I am psyched that I actually finished Inktober this year (even though I didn’t keep posting my progress as I had intended)… I even stuck with using just the prompts!
As usual, it feels like life is charging ahead, whether I want it to or not! Usually I take some quiet time to reflect on the past year, and put together a reckoning, see if I am in the red or not with my expectations…. but… no quiet time these days! I’ll just accept where I am at, and that everything is fine, and take a deep breath and jump into being 47 with all the gusto I can! Go out and have fun everyone, it’s my birthday :-)
I feel like I lost momentum with this blog… every day it seems like I fly off in a different direction, and end up with several half-finished projects. Today I spent a little more time making a thoughtful To-Do List, and happily, I seem to have most of it done!

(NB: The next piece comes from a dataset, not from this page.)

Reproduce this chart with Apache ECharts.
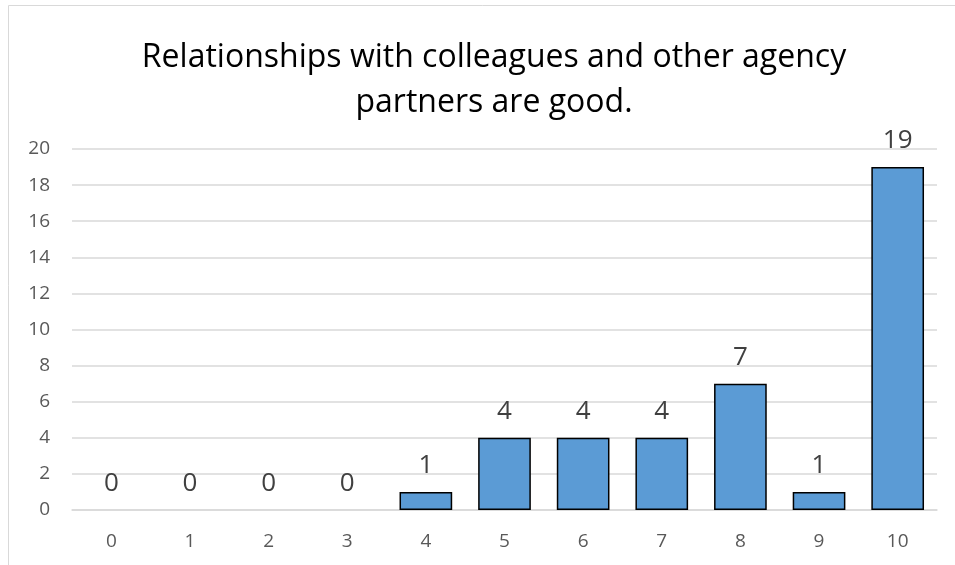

My car is having body work done, so I’ve been carless since last Wednesday. I managed to drag my laundry to the laundromat this morning, muttering the whole way. Something along the lines of “Yay! So grateful to live with walking distance!” with a little bit of self-pity thrown in, since it would have been ridiculous to ask someone to drive me to it.
I also tackled inventorying my cards, and adding a few more to the Shop AND dropping some off at Whistle Emporium here in Hardwick (I’ve been in town since May and hadn’t bothered to check to see how my stock was holding up… she was down to 3 cards. Whoops.)
What else? Winter is on the way. I’ve had a fire in the stove a few times now (90 degrees in the living room, 50 degrees in the rest of the place)… and the kayak is safely stashed in the wood shed. When I paid my electric bill this week the woman at the counter was so excited about snow since she loves to ski. I tried to act excited with her but think I failed.
Phew. I’m also working on what to do for an advent calendar this year… and I think I’m in the groove!